Aynı konunun 1990’lı yılların sonunda temcit pilavı misali insanımızın gündemine sokulması üzerine din işleri yüksek kurulu toplanıp konu ile ilgili bir fetva yayınlamış. 103 nolu fetvanın bir bölümünde şöyle deniyor; Bilindiği üzere tercüme, bir sözün anlamını başka bir dilde dengi bir sözle aynen ifade etmek demektir. Oysa her dilin, başka dillerde bulunmayan (kendine ait) ifade, üslup ve anlatım özellikleri vardır. Bu yüzden, edebi ve hissi yönü bulunmayan bazı kuru ifadeler dışında, hiç bir tercüme aslının yerini tutamaz ve hiçbir tercümede, her bakımdan aslına tam bir uygunluk sağlanamaz. 0 halde Kur'an-ı Kerim gibi, ilahi belâğat ve i'cazı hâiz bir kitabın aslı ile tercümesi arasındaki fark, yaratan ile yaratılan arasındaki fark kadar büyüktür.
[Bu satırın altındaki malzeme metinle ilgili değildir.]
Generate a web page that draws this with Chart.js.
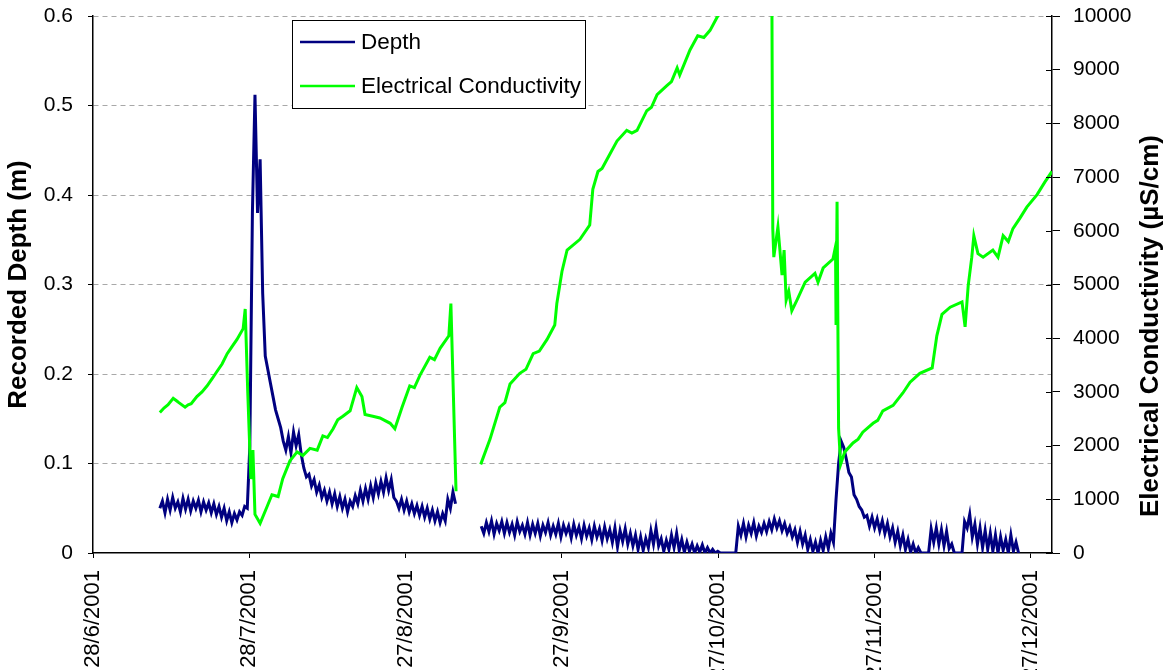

Çünkü biri Yaratan Yüce Allah'ın kelamı; diğeri ise yaratılan kulun âciz beyanı. Hiç böylesi bir tercümenin, Allah kelâmının yerine konulması ve aynı hükümde tutulması mümkün olur mu?
       Herkesin kendi konuştuğu dil ile ibadet yapmaya kalkışması, Peygamberimizin öğrettiği ve bugüne kadar uygulana gelen şekle ters düşeceği gibi içinden çıkılmaz birtakım tartışmalara da yol açacağı muhakkaktır. Diğer taraftan, yüzleri aşan tercüme ve meal arasından din ve vicdan hürriyetini zedelemeden, üzerinde birlik sağlanacak birisinin namazda okunmak üzere seçilmesi ve bunu herkesin benimsemesi mümkün görülmemektedir.

 

Kuran, ezan, namaz Arapçadan başka bir dille icra yapınca sanki insanlarımız âlim olacaklarmış gibi bir hava oluşturulmaya çalışılıyor.  Anadil de ibadetin bir kerameti olsa idi Arapların hepsinin âlim olması gerekirdi. Oysa ana dili Arapça olmasına rağmen kuranı okuyamayan ve anlamayan insan sayısı denizlerdeki kumlar kadar. Bu konuyu gündeme getirenlerin başta iyi niyetinden şüpheliyim. Sanki Arap ve Arapça düşmanlarının değirmenine su taşıyorlar gibi. Bununla birlikte iki konuda daha çokbilmişlik ve ukalalık yapıyorlar. Birincisi gündemde olmak adına; resmen Ey milyarlarca Müslüman sizler koyun sürüsünüz ve de geri zekâlısınız deniyor. Resmen sizin âlim dediğiniz adamların da ya kafası çalışmıyor ya da sizi kandırıyorlar diyorlar. Bunu derlerken dolaylı olarak, bir tek ben ve benim gibi düşünenler, akıllı ve kafası çalışan insanlardır diyorlar.

 

İkinci olarak şu olayı gözden kaçırıyorlar. Diyanet işleri başkanlığının açıklamasını görmemezlikten gelmelerinin yanında, bir kişi isterse dinini her türlü dilde öğrenir gerçeğini göz ardı ediyorlar. Anadil fikrini savunanlar Allah-u Teala’nın adalet sıfatını inkar ettiklerini  ve fırsat eğitliği ilkesini hiç hesaba katmıyorlar. Birde şu gerçek var. insanlar İngilizce. Almanca, Rusça vs vs dilleri dünyalık menfaat elde etmek adına şakır şakır öğrenip konuşuyorlar da iş Arapçaya geldiğinde ise ipe un seriyorlar. Hiçbir Allahın kulu da: Arkadaş Dünyan için elin gâvurunun dilini öğreniyorsun da, dinin ve ahiretin için Arapçayı niye öğrenmiyorsun diye sormuyor?